The simplest local-only, unencrypted NGINX configuration that can go in /etc/nginx/sites-enabled/default is:

server {
	listen 80 default_server;
	listen [::]:80 default_server;
        
        location / {
		proxy_pass http://localhost:8080;
	}
        location /sparql {
                proxy_pass http://localhost:3030/name/sparql;
        }
        location /search {
                proxy_pass http://localhost:8983/solr/kg/select;
        }

}

To apply your changes, execute:

sudo service nginx restart

If you plan to expose the service to the Internet, we recommend using your NGINX instance as an HTTPS terminator. A service like letsencrypt can take care of certificate requestion, scheduled rotation, and more.

An excellent introduction can be found here: https://www.nginx.com/blog/using-free-ssltls-certificates-from-lets-encrypt-with-nginx/

Once your HTTPS termination has been set up, you can revise yor NGINX config as follows in: /etc/nginx/sites-enabled/default. Note that the first server block redirects all requests back to the same hostname over HTTPS.

server {
	listen 80 default_server;
	listen [::]:80 default_server;
        server_name _;

	location / {
		return 301 https://$host$request_uri;
	}
}

server {
  listen 443 ssl http2;
  server_name your.public.domain.name;
  ssl on;

[... all the auto-configured SSL stuff ...]

index index.html index.htm;

	location / {
		proxy_pass http://localhost:8080;
	}
        location /sparql {
                proxy_pass http://localhost:3030/name/sparql;
        }
        location /search {
                proxy_pass http://localhost:8983/solr/kg/select;
        }

}

If you intend to apply authentication to the services, use NGINX as an authentication terminator as well. A simple HTTP Basic example would be to add the following lines to each of the HTTPS location blocks.

Never add these to the non-HTTPS location blocks, as credentials will be sent in plain text.

auth_basic "regkg-rcreg";
auth_basic_user_file /etc/nginx/.htpasswd;
proxy_set_header X-Forwarded-User $remote_user;

The .htpasswd file is in the same format that Apache2 keeps password files.

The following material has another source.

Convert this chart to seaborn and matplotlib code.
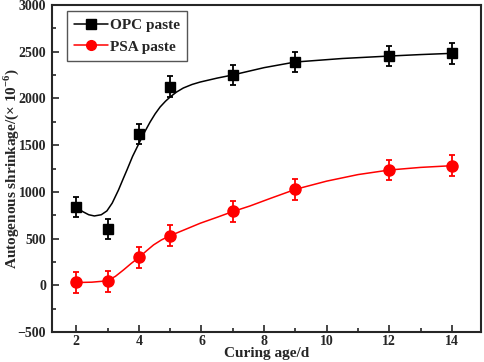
import numpy as np
import pandas as pd
import seaborn as sns
import matplotlib.pyplot as plt
from matplotlib.lines import Line2D
from matplotlib.ticker import MultipleLocator

# Measured points
age = [2, 3, 4, 5, 7, 9, 12, 14]
opc = [840, 600, 1620, 2128, 2251, 2392, 2454, 2482]
psa = [30, 45, 298, 528, 790, 1028, 1234, 1280]
opc_err = [110, 110, 110, 110, 110, 110, 110, 110]
psa_err = [112, 112, 112, 112, 112, 112, 112, 112]

# Fitted curves
opc_fit_x = [2.0, 2.2, 2.4, 2.58, 2.8, 2.98, 3.15, 3.35, 3.5, 3.62, 3.8, 4.01,
             4.2, 4.36, 4.52, 4.68, 4.85, 5.0, 5.2, 5.42, 5.7, 5.96, 6.5,
             6.99, 8.0, 8.99, 10.5, 11.99, 13.0, 13.99]
opc_fit_y = [838, 790, 755, 742, 755, 796, 880, 1020, 1140, 1234, 1380, 1523,
             1650, 1748, 1835, 1909, 1970, 2016, 2068, 2112, 2150, 2176, 2218,
             2251, 2330, 2390, 2428, 2454, 2470, 2483]
psa_fit_x = [2.0, 2.5, 2.98, 3.25, 3.51, 3.75, 4.01, 4.25, 4.47, 4.72, 4.98,
             5.5, 5.96, 6.5, 6.99, 7.55, 8.2, 9.01, 10.0, 11.0, 12.0, 13.0, 13.99]
psa_fit_y = [29, 33, 47, 95, 164, 232, 300, 370, 432, 485, 528, 600, 664, 728,
             788, 849, 930, 1028, 1115, 1185, 1234, 1262, 1280]

sns.set_style('ticks')
plt.rcParams['font.family'] = ['Liberation Serif', 'DejaVu Serif']
plt.rcParams['font.weight'] = 'bold'
plt.rcParams['mathtext.fontset'] = 'custom'
plt.rcParams['mathtext.rm'] = 'Liberation Serif:bold'
plt.rcParams['mathtext.bf'] = 'Liberation Serif:bold'

fig = plt.figure(figsize=(4.84, 3.62), dpi=100)
ax = fig.add_axes([0.107, 0.083, 0.887, 0.903])

sns.lineplot(x=opc_fit_x, y=opc_fit_y, ax=ax, color='black', linewidth=1.1,
             sort=False)
sns.lineplot(x=psa_fit_x, y=psa_fit_y, ax=ax, color='red', linewidth=1.1,
             sort=False)

ax.errorbar(age, opc, yerr=opc_err, fmt='s', color='black', markersize=6.5,
            capsize=2.5, elinewidth=1.3, capthick=1.3, zorder=3)
ax.errorbar(age, psa, yerr=psa_err, fmt='o', color='red', markersize=8,
            capsize=2.5, elinewidth=1.3, capthick=1.3, zorder=3)

ax.set_xlim(1.22, 14.93)
ax.set_ylim(-500, 3000)
ax.xaxis.set_major_locator(MultipleLocator(2))
ax.xaxis.set_minor_locator(MultipleLocator(1))
ax.yaxis.set_major_locator(MultipleLocator(500))
ax.yaxis.set_minor_locator(MultipleLocator(250))
ax.tick_params(which='both', direction='in', width=1.2, labelsize=10)
ax.tick_params(which='major', length=5)
ax.tick_params(which='minor', length=3)
ax.tick_params(axis='x', pad=2)
ax.tick_params(axis='y', pad=4)
for s in ax.spines.values():
    s.set_linewidth(1.5)
for lab in ax.get_xticklabels() + ax.get_yticklabels():
    lab.set_fontweight('bold')

ax.set_xlabel('Curing age/d', fontsize=11, fontweight='bold', labelpad=-0.5)
ax.set_ylabel(r'Autogenous shrinkage/(× 10$^{-6}$)', fontsize=11,
              fontweight='bold')
ax.yaxis.set_label_coords(-0.072, 0.5)

handles = [
    Line2D([], [], color='black', marker='s', markersize=6.5, linewidth=1.1),
    Line2D([], [], color='red', marker='o', markersize=7, linewidth=1.1),
]
leg = ax.legend(handles, ['OPC paste', 'PSA paste'], loc='upper left',
                bbox_to_anchor=(0.035, 0.982), borderaxespad=0, fancybox=False,
                edgecolor='#555555', framealpha=1, handlelength=2.2,
                handletextpad=0.1, borderpad=0.5, labelspacing=0.5,
                prop={'weight': 'bold', 'size': 11})
leg.get_frame().set_linewidth(1.0)

fig.savefig('out.png', dpi=100)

The easiest way to create a new user is to use Apache's utilities for just that purpose.

If you've not yet got them locally, install the apache utils:

sudo apt-get install apache2-utils

To create a user named "fred":

sudo htpasswd -c /etc/nginx/.htpasswd fred

The CLI utility will prompt you for the password for the new user, and write the cryptographically-protected form of the password to the .htpasswd file. To remove a user, simply remove the line from the file that begins with the desired username:

fred:$apr1$ilgq7ZEO$OarDX15gjKAxuxzv0JTrO/

Some development teams prefer to stand up shared instances of SOLR and Fuseki to simplify the workng environments of front-end developers. If you do this, you'll need to enable cross-site requests to your shared instances. For each service that you want to share you'll have to update the sections like so:

location /sparql {
    proxy_pass http://localhost:3030/name/sparql;
    proxy_hide_header 'Access-Control-Allow-Origin';

    if ($request_method = 'OPTIONS') {
        add_header 'Access-Control-Allow-Origin' '*';
        add_header 'Access-Control-Allow-Methods' 'GET, POST, OPTIONS';
        #
        # Custom headers and headers various browsers *should* be OK with but aren't
        #
        add_header 'Access-Control-Allow-Headers' 'DNT,User-Agent,X-Requested-With,If-Modified-Since,Cache-Control,Content-Type,Range';
        #
        # Tell client that this pre-flight info is valid for 20 days
        #
        add_header 'Access-Control-Max-Age' 1728000;
        add_header 'Content-Type' 'text/plain; charset=utf-8';
        add_header 'Content-Length' 0;
        return 204;
     }
     if ($request_method = 'POST') {
        add_header 'Access-Control-Allow-Origin' '*' always;
        add_header 'Access-Control-Allow-Methods' 'GET, POST, OPTIONS' always;
        add_header 'Access-Control-Allow-Headers' 'DNT,User-Agent,X-Requested-With,If-Modified-Since,Cache-Control,Content-Type,Range';
        add_header 'Access-Control-Expose-Headers' 'Content-Length,Content-Range' always;
     }
     if ($request_method = 'GET') {
        add_header 'Access-Control-Allow-Origin' '*' always;
        add_header 'Access-Control-Allow-Methods' 'GET, POST, OPTIONS' always;
        add_header 'Access-Control-Allow-Headers' 'DNT,User-Agent,X-Requested-With,If-Modified-Since,Cache-Control,Content-Type,Range';
        add_header 'Access-Control-Expose-Headers' 'Content-Length,Content-Range' always;
     }
}

Don't do this in production unless you really, really know what you're doing.